Having enjoyed all 6 existing books in Joe Abercrombie's First Law series I find myself always craving for more. That is why I picked up Sharp Ends despite the fact that I tend to not like collections of short stories. Add on that Steven Pacey narrated the audiobook and there was no way I could resist this one. The Abercrombie/Pacey audiobook combo is one of the best that I have ever listened to and the two of them just bring out the best in each other. Pacey's narration of these characters is just superb and I highly recommend that you give the entire series a listen even if you have already read it. To my delight many of my favorite characters from the prior books do make an appearance in these short stories including, but not limited to, Glokta, Logen, Dogman, Bethod, Whirrun, and Nicomo Cosca. However, in the end, the short story format left me wanting more and feeling unsatisfied as favorite characters appeared and were gone before I knew it.

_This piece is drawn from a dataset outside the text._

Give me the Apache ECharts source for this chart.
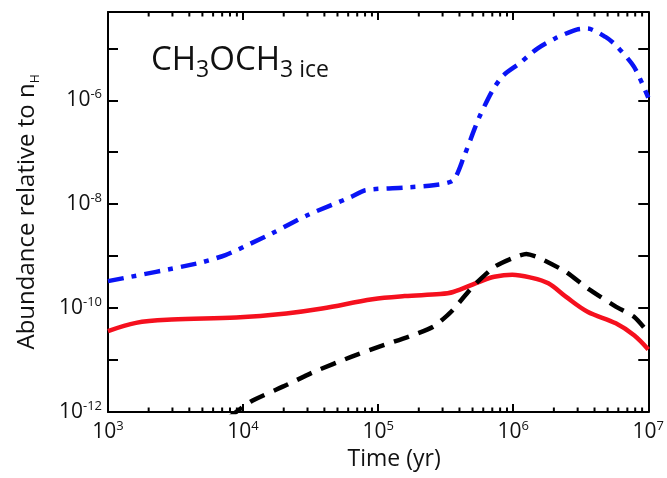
<!DOCTYPE html>
<html>
<head>
<meta charset="utf-8">
<script src="https://cdn.jsdelivr.net/npm/echarts@6/dist/echarts.min.js"></script>
<style>
html,body{margin:0;padding:0;background:#fff;}
#c{width:667px;height:478px;}
</style>
</head>
<body>
<div id="c"></div>
<script>
// Time (yr) and abundance values
const blueTime = [1000, 4550, 7400, 11350, 16400, 30200, 63100, 80400, 157000, 257000, 359000, 431000, 518000, 568000, 703000, 843000, 1.11e6, 1.51e6, 2.04e6, 2.95e6, 3.55e6, 4.82e6, 5.75e6, 7.85e6, 1e7];
const blueVals = [3.3e-10, 7.2e-10, 1.05e-9, 1.74e-9, 2.75e-9, 6.2e-9, 1.38e-8, 1.86e-8, 2.09e-8, 2.32e-8, 2.88e-8, 8.1e-8, 2.85e-7, 5.1e-7, 1.55e-6, 3.0e-6, 5.1e-6, 9.9e-6, 1.55e-5, 2.29e-5, 2.4e-5, 1.66e-5, 1.15e-5, 4.4e-6, 1.12e-6];

const redTime = [1000, 1611, 2965, 8900, 20900, 38500, 90800, 157000, 288000, 359000, 568000, 724000, 984000, 1.33e6, 1.82e6, 2.45e6, 3.55e6, 5.75e6, 7.85e6, 1e7];
const redVals = [3.6e-11, 5.2e-11, 6.0e-11, 6.6e-11, 7.9e-11, 9.8e-11, 1.48e-10, 1.70e-10, 1.86e-10, 2.04e-10, 3.24e-10, 4.0e-10, 4.4e-10, 3.9e-10, 3.0e-10, 1.66e-10, 8.5e-11, 5.1e-11, 3.0e-11, 1.6e-11];

const blackTime = [7900, 11350, 20900, 33900, 63100, 102000, 167000, 257000, 347000, 501000, 724000, 984000, 1.25e6, 1.58e6, 2.45e6, 3.55e6, 5.75e6, 7.85e6, 1e7];
const blackVals = [7.9e-13, 1.58e-12, 3.3e-12, 6.0e-12, 1.15e-11, 1.82e-11, 2.8e-11, 4.4e-11, 8.5e-11, 2.57e-10, 6.2e-10, 9.1e-10, 1.1e-9, 9.1e-10, 5.0e-10, 2.4e-10, 1.07e-10, 6.8e-11, 3.4e-11];

// axis ranges and ticks
const xMin = 1e3, xMax = 1e7;
const yMin = 1e-12, yMax = 5e-5;
const xMinorTicks = [2e3,3e3,4e3,5e3,6e3,7e3,8e3,9e3, 2e4,3e4,4e4,5e4,6e4,7e4,8e4,9e4, 2e5,3e5,4e5,5e5,6e5,7e5,8e5,9e5, 2e6,3e6,4e6,5e6,6e6,7e6,8e6,9e6];
const yLabelExps = [-12, -10, -8, -6];

const titleParts = ['CH', '3', 'OCH', '3 ice'];
const xName = 'Time (yr)';
const yName = 'Abundance relative to n';
const yNameSub = 'H';

const FONT = 'Open Sans';

function zip(a, b) { return a.map((v, i) => [v, b[i]]); }
function expOf(v) { return Math.round(Math.log10(v)); }
function isPow10(v) { const e = Math.log10(v); return Math.abs(e - Math.round(e)) < 1e-6; }

const richTick = {
  b: { fontFamily: FONT, fontSize: 21, color: '#111', lineHeight: 24 },
  e: { fontFamily: FONT, fontSize: 13, color: '#111', verticalAlign: 'top', lineHeight: 14 }
};

const axisCommon = {
  type: 'log',
  logBase: 10,
  axisLine: { lineStyle: { color: '#000', width: 2 } },
  splitLine: { show: false },
  minorTick: { show: false },
  minorSplitLine: { show: false }
};

const chart = echarts.init(document.getElementById('c'), null, { renderer: 'canvas' });

chart.setOption({
  animation: false,
  backgroundColor: '#fff',
  title: {
    text: '{m|' + titleParts[0] + '}{s|' + titleParts[1] + '}{m|' + titleParts[2] + '}{s|' + titleParts[3] + '}',
    left: 146, top: 35,
    textStyle: {
      fontWeight: 'normal',
      rich: {
        m: { fontFamily: FONT, fontSize: 33, fontWeight: 'normal', color: '#111', lineHeight: 42 },
        s: { fontFamily: FONT, fontSize: 23, fontWeight: 'normal', color: '#111', verticalAlign: 'bottom', lineHeight: 32 }
      }
    }
  },
  grid: { left: 108, right: 14, top: 12, bottom: 66, containLabel: false },
  xAxis: [
    Object.assign({}, axisCommon, {
      min: xMin, max: xMax, splitNumber: 4, position: 'bottom',
      name: xName, nameLocation: 'middle', nameGap: 36,
      nameTextStyle: { fontFamily: FONT, fontSize: 23, color: '#111', padding: [0, 0, 0, 32] },
      axisTick: { inside: true, length: 8, lineStyle: { color: '#000', width: 2 } },
      axisLabel: {
        margin: 8,
        formatter: v => isPow10(v) ? '{b|10}{e|' + expOf(v) + '}' : '',
        rich: richTick
      }
    }),
    Object.assign({}, axisCommon, {
      min: xMin, max: xMax, splitNumber: 4, position: 'top',
      axisTick: { inside: true, length: 8, lineStyle: { color: '#000', width: 2 } },
      axisLabel: { show: false }
    })
  ],
  yAxis: [
    Object.assign({}, axisCommon, {
      min: yMin, max: yMax, splitNumber: 8, position: 'left',
      name: '{a|' + yName + '}{h|' + yNameSub + '}', nameLocation: 'middle', nameGap: 66, nameRotate: 90,
      nameTextStyle: {
        rich: {
          a: { fontFamily: FONT, fontSize: 24, color: '#111', lineHeight: 30 },
          h: { fontFamily: FONT, fontSize: 12, color: '#111', verticalAlign: 'bottom', lineHeight: 24 }
        }
      },
      axisTick: { inside: true, length: 10, lineStyle: { color: '#000', width: 2 } },
      axisLabel: {
        margin: 6,
        formatter: v => (isPow10(v) && yLabelExps.indexOf(expOf(v)) >= 0) ? '{b|10}{e|' + expOf(v) + '}' : '',
        rich: richTick
      }
    }),
    Object.assign({}, axisCommon, {
      min: yMin, max: yMax, splitNumber: 8, position: 'right',
      axisTick: { inside: true, length: 10, lineStyle: { color: '#000', width: 2 } },
      axisLabel: { show: false }
    })
  ],
  series: [
    {
      type: 'line', name: 'blue', data: zip(blueTime, blueVals),
      xAxisIndex: 0, yAxisIndex: 0, showSymbol: false, smooth: 0.25,
      lineStyle: { color: '#0a14f5', width: 4.5, type: [16, 8, 5, 8], cap: 'butt' }
    },
    {
      type: 'line', name: 'red', data: zip(redTime, redVals),
      xAxisIndex: 0, yAxisIndex: 0, showSymbol: false, smooth: 0.35,
      lineStyle: { color: '#f5101e', width: 4.5 }
    },
    {
      type: 'line', name: 'black', data: zip(blackTime, blackVals),
      xAxisIndex: 0, yAxisIndex: 0, showSymbol: false, smooth: 0.2,
      lineStyle: { color: '#000', width: 4.5, type: [16, 10], cap: 'butt' }
    },
    {
      type: 'custom', name: 'minorTicks', xAxisIndex: 0, yAxisIndex: 0,
      data: xMinorTicks.map(t => [t, yMin]),
      clip: false, silent: true, z: 10,
      renderItem: function (params, api) {
        const t = api.value(0);
        const b = api.coord([t, yMin]);
        const tp = api.coord([t, yMax]);
        const len = 4.5;
        return {
          type: 'group',
          children: [
            { type: 'line', shape: { x1: b[0], y1: b[1], x2: b[0], y2: b[1] - len }, style: { stroke: '#000', lineWidth: 2 } },
            { type: 'line', shape: { x1: tp[0], y1: tp[1], x2: tp[0], y2: tp[1] + len }, style: { stroke: '#000', lineWidth: 2 } }
          ]
        };
      }
    }
  ]
});
</script>
</body>
</html>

The Symphony of the Ages is a long fantasy series about three friends prophesied to save the world. It starts when a boy finds himself a thousand years in the past where he meets and falls in love with Emily. They shared one night together and then he was inexplicably gone. She sets out with a broken heart to find him and in one of the few realistic aspects of the series ended up a prostitute called Rhapsody. She eventually studied to be a Namer, a loremaster who can speak true names which gives them some power, and a musician. While running from a former evil client and his goons she meets The Brother, whom she names Achmed the Snake, and his friend Gunther. An Assassin by trade The Brother was forced to work for one of the evil Fedor because it had his true name. By renaming him Rhapsody has unknowingly freed him and the three flee into the center of the earth, literally walking and crawling from one side of the world to the other. The discover that there is a prophecy about "The Three" who might be able to save the world from destruction by the Fedor. Rhapsody also falls for a guy who might be evil, is half insane, and as a young man got sent back in time for a single night...lots of us make bad relationship decisions.
In the Bitterbynde books the world of Erith is a dangerous place full of wights, both Seelie and Unseelie, and the Faeran themselves are barely a memory. The title character of the Ill-Made Mute has no memory, no voice, and a face that is horribly scarred from paradox ivy poisoning. At night the servants share stories of Seelie and Unseelie wights, how to escape them, and most often about people who died. Although Erith is a fantasy world the author pulled these stories from real tales, mostly from the British Isles. These stories become very important as the Mute journeys in search of a name, her memory, and something to remove the scars left by the poison. Naturally this all turns into a greater quest that will determine the fate of both faeries and humans. The series really stands out due to a poetic writing style that blends well with the tales of Eldritch lore.